I remember one black friend, a recent graduate, confiding in my about frustrating it was not knowing how much of a role racism played in his failure to get hired after ten job interviews. He noted I, a white college kid, applied for several jobs recently without being hired, too. He was a scrupulous person who “didn’t want to cry prejudice when it’s not there” and “maybe some of the other applicants was better qualified” and that’s why he wasn’t hired but the agony was in never knowing. Racism was obviously a factor, but how much, in which situations, how often? Here? There? How avoid the twin dangers of naiveté and of paranoia?

Another black man, middle-aged, voiced the opinion that the overt racism of the South was easier for him to deal with than the invisible, hypocritical racism of the North in both hiring and in social invitations. Down South, he said, they’ll tell you to your face, “We don’t hire no colored here. You want a job, go down to Peterson Brothers on State Street or Anderson’s Lumber on Fourth Avenue. Those are the only places in town that hire colored.” Unjust and ugly as it was, that white cracker was giving you straightforward, honest information you needed to know. He was telling you the truth. In the North, if you were naïve enough to take white people’s assurances that there were no racial barriers and you were welcome everywhere, you would find to your sorrow, sometimes quickly, sometimes slowly and subtly, that whites didn’t really mean it, but they would never admit it.
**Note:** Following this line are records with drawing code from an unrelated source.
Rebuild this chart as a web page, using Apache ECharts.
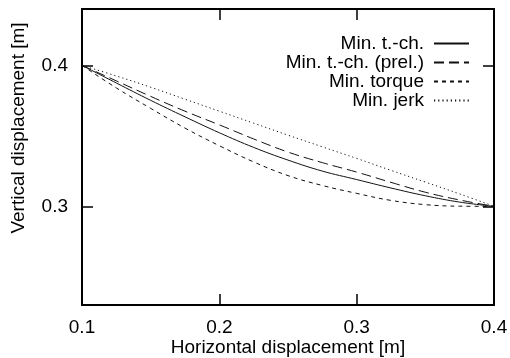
<!DOCTYPE html>
<html><head><meta charset="utf-8">
<script src="https://cdn.jsdelivr.net/npm/echarts@6/dist/echarts.min.js"></script>
<style>html,body{margin:0;padding:0;background:#fff}#c{width:510px;height:358px}</style>
</head><body><div id="c"></div>
<script>
const xValues   = [0.1, 0.125, 0.15, 0.175, 0.2, 0.225, 0.25, 0.275, 0.3, 0.325, 0.35, 0.375, 0.4];
const minTch    = [0.4, 0.3875, 0.3752, 0.3635, 0.3522, 0.3418, 0.3328, 0.3250, 0.3190, 0.3130, 0.3075, 0.3030, 0.3000];
const minTchPre = [0.4, 0.3890, 0.3780, 0.3675, 0.3578, 0.3478, 0.3385, 0.3310, 0.3243, 0.3170, 0.3100, 0.3045, 0.3000];
const minTorque = [0.4, 0.3840, 0.3695, 0.3555, 0.3430, 0.3315, 0.3218, 0.3148, 0.3092, 0.3042, 0.3012, 0.3001, 0.3000];
const minJerk   = [0.4, 0.3925, 0.3845, 0.3760, 0.3675, 0.3590, 0.3505, 0.3422, 0.3340, 0.3255, 0.3172, 0.3088, 0.3000];
const seriesNames = ['Min. t.-ch.', 'Min. t.-ch. (prel.)', 'Min. torque', 'Min. jerk'];
const xTicks = [0.1, 0.2, 0.3, 0.4];
const yTicks = [0.3, 0.4];
const xTitle = 'Horizontal displacement [m]';
const yTitle = 'Vertical displacement [m]';

const FONT = 'Liberation Sans';
const FS = 19;
const chart = echarts.init(document.getElementById('c'));
const dashes = ['solid', [10, 5], [4, 4], [1.2, 3]];
const allData = [minTch, minTchPre, minTorque, minJerk];

function axisCommon() {
  return {
    axisLine: { show: true, onZero: false, lineStyle: { color: '#000', width: 2 } },
    splitLine: { show: false }
  };
}

chart.setOption({
  animation: false,
  backgroundColor: '#fff',
  grid: { left: 82, right: 16, top: 9, bottom: 53, containLabel: false, outerBoundsMode: 'none' },
  legend: {
    orient: 'vertical', right: 35, top: 29, align: 'right',
    itemWidth: 35, itemHeight: 14, itemGap: 0,
    itemStyle: { opacity: 0 },
    textStyle: { fontFamily: FONT, fontSize: FS, color: '#000', lineHeight: 19, padding: [0, 5, 0, 0] },
    data: seriesNames
  },
  xAxis: [
    Object.assign(axisCommon(), {
      type: 'value', min: 0.1, max: 0.4, interval: 0.1, position: 'bottom',
      axisTick: { show: true, inside: true, length: 11, customValues: xTicks, lineStyle: { color: '#000', width: 1.5 } },
      axisLabel: { margin: 13, fontFamily: FONT, fontSize: FS, color: '#000', customValues: xTicks, formatter: v => v.toFixed(1) },
      name: xTitle, nameLocation: 'middle', nameGap: 33, nameMoveOverlap: false,
      nameTextStyle: { fontFamily: FONT, fontSize: FS, color: '#000' }
    }),
    Object.assign(axisCommon(), {
      type: 'value', min: 0.1, max: 0.4, interval: 0.1, position: 'top',
      axisTick: { show: true, inside: true, length: 11, customValues: xTicks, lineStyle: { color: '#000', width: 1.5 } },
      axisLabel: { show: false }
    })
  ],
  yAxis: [
    Object.assign(axisCommon(), {
      type: 'value', min: 0.23, max: 0.44, position: 'left',
      axisTick: { show: true, inside: true, length: 11, customValues: yTicks, lineStyle: { color: '#000', width: 1.5 } },
      axisLabel: { margin: 14, fontFamily: FONT, fontSize: FS, color: '#000', customValues: yTicks, formatter: v => v.toFixed(1) }
    }),
    Object.assign(axisCommon(), {
      type: 'value', min: 0.23, max: 0.44, position: 'right',
      axisTick: { show: true, inside: true, length: 11, customValues: yTicks, lineStyle: { color: '#000', width: 1.5 } },
      axisLabel: { show: false }
    })
  ],
  graphic: [{
    type: 'text', x: 19, y: 128, rotation: Math.PI / 2,
    style: { text: yTitle, fontFamily: FONT, fontSize: FS, fill: '#000', align: 'center', verticalAlign: 'middle' }
  }],
  series: seriesNames.map((name, i) => ({
    name, type: 'line', xAxisIndex: 0, yAxisIndex: 0,
    data: xValues.map((x, j) => [x, allData[i][j]]),
    smooth: 0.4, showSymbol: false, symbol: 'none',
    lineStyle: { color: '#111', width: 1, type: dashes[i] },
    itemStyle: { color: '#111' },
    z: 3
  }))
});
</script>
</body></html>
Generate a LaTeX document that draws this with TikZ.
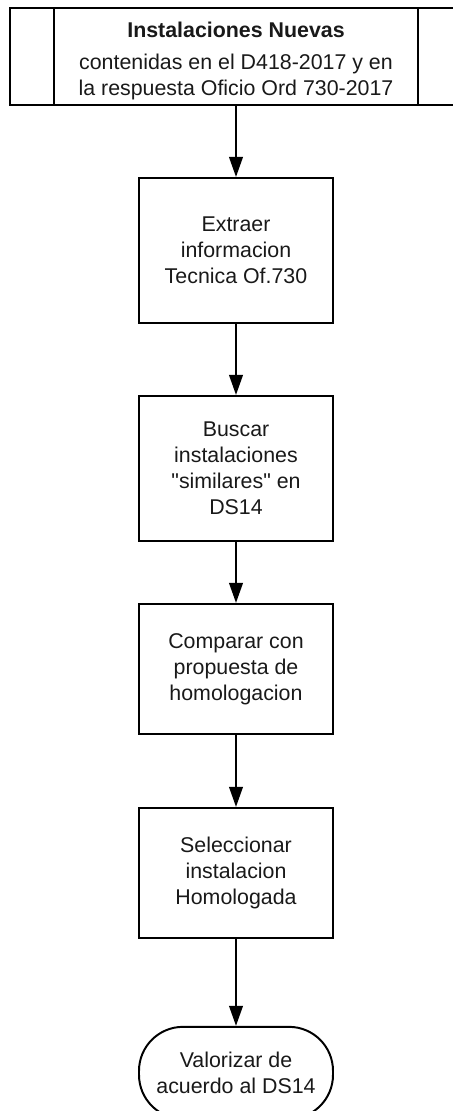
\documentclass[tikz,border=0pt]{standalone}
\usepackage{fontspec}
\setmainfont{Liberation Sans}
\usetikzlibrary{positioning, arrows.meta}
\tikzset{
    auto, node distance = 1.775cm and 1cm,% distance between one box and the next
}

\begin{document}
\begin{tikzpicture}[line width=1.4pt
        ,every node/.style={draw, align=center, text=black!90, font=\fontsize{15.2}{18.5}\selectfont}
        ,paso/.style={rectangle, minimum width=4.85cm, minimum height=3.625cm},]
            \useasboundingbox (0,0) rectangle (11.325,-27.775);
            \clip (0,0) rectangle (11.325,-27.775);
            \node[minimum width=11.3cm, minimum height=2.425cm] (inst) at (5.9,-1.4125) {\rule{0pt}{17pt}\textbf{Instalaciones Nuevas}\\[4pt]contenidas en el D418-2017 y en\\la respuesta Oficio Ord 730-2017};
            \draw ([xshift=1.125cm]inst.north west) -- ([xshift=1.125cm]inst.south west);
            \draw ([xshift=-1.125cm]inst.north east) -- ([xshift=-1.125cm]inst.south east);
            \node[paso] (extr) [below =of inst] {Extraer\\informacion\\Tecnica Of.730};
            \node[paso] (busc) [below =of extr] {Buscar\\instalaciones\\\textquotedbl similares\textquotedbl{} en\\DS14};
            \node[paso, minimum height=3.25cm] (comp) [below =1.525cm of busc] {Comparar con\\propuesta de\\homologacion};
            \node[paso, minimum height=3.25cm] (selec) [below =1.8cm of comp] {Seleccionar\\instalacion\\Homologada};
            \node[paso, minimum height=2.3cm, rounded corners=1.1cm] (valor) [below =2.175cm of selec] {Valorizar de\\acuerdo al DS14};
            \path[-{Triangle[length=0.5cm, width=0.34cm]}] (inst) edge (extr);
            \path[-{Triangle[length=0.5cm, width=0.34cm]}] (extr) edge (busc);
            \path[-{Triangle[length=0.5cm, width=0.34cm]}] (busc) edge (comp);
            \path[-{Triangle[length=0.5cm, width=0.34cm]}] (comp) edge (selec);
            \path[-{Triangle[length=0.5cm, width=0.34cm]}] (selec) edge (valor);
        \end{tikzpicture}
\end{document}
Institutional racism was another subtle barrier, almost invisible. No official, overt barriers but somehow blacks and other so-called minorities were effectively excluded. Again, no simplistic answers, or slogans but a serious problem that need to be confronted. By Fall 1965, the Anti-War movement was emerging as the major force on campuses and drawing the attention of while college students away from the black struggle. The spring 1966 ouster of John Lewis & the rise of Black Power under Stokely Carmichael had been a long time coming but alienated many mainstream white liberal who had clung to Democratic Party orthodoxy. By the fall of 1966 SFSC Friends of SNCC was dead.

I am going to stop here. This started out as a post about how the events of 1963 including the March on Washington stimulated my own political awakening and not as a complete history of the 1960s.Things evolved with dizzying rapidity during the last half of the 1960s. SFSC, after a massive student strike (late 1968, early ‘69) with hundreds arrested, developed one of the first ethnic studies departments in the nation, a model for other colleges.

But from 1969 on it seemed to me many causes unraveled into chaos in many cases and ended badly. I saw nothing admirable about the Manson murders despite the Weatherman faction of SDS exulting over the killing. The prison movement, centered on George Jackson, ended in senseless murder and mayhem. “Marxism is my hustle,” Jackson once admitted. The SLA’s murder of Marcus Foster (first black Oakland Supt of Schools) and the kidnapping of Patty Hearst were acclaimed by some as fascinating theatre. I thought it was crazy, stupid, and senseless. If you want to honor Dr. King’s legacy, please read or listen to his April 4, 1967 speech at Riverside Church in NYC. Exactly one year before he was murdered, he laid out his vision of a “beloved community.” It is truly uncanny how relevant it is to the world we live in today, 46 years later.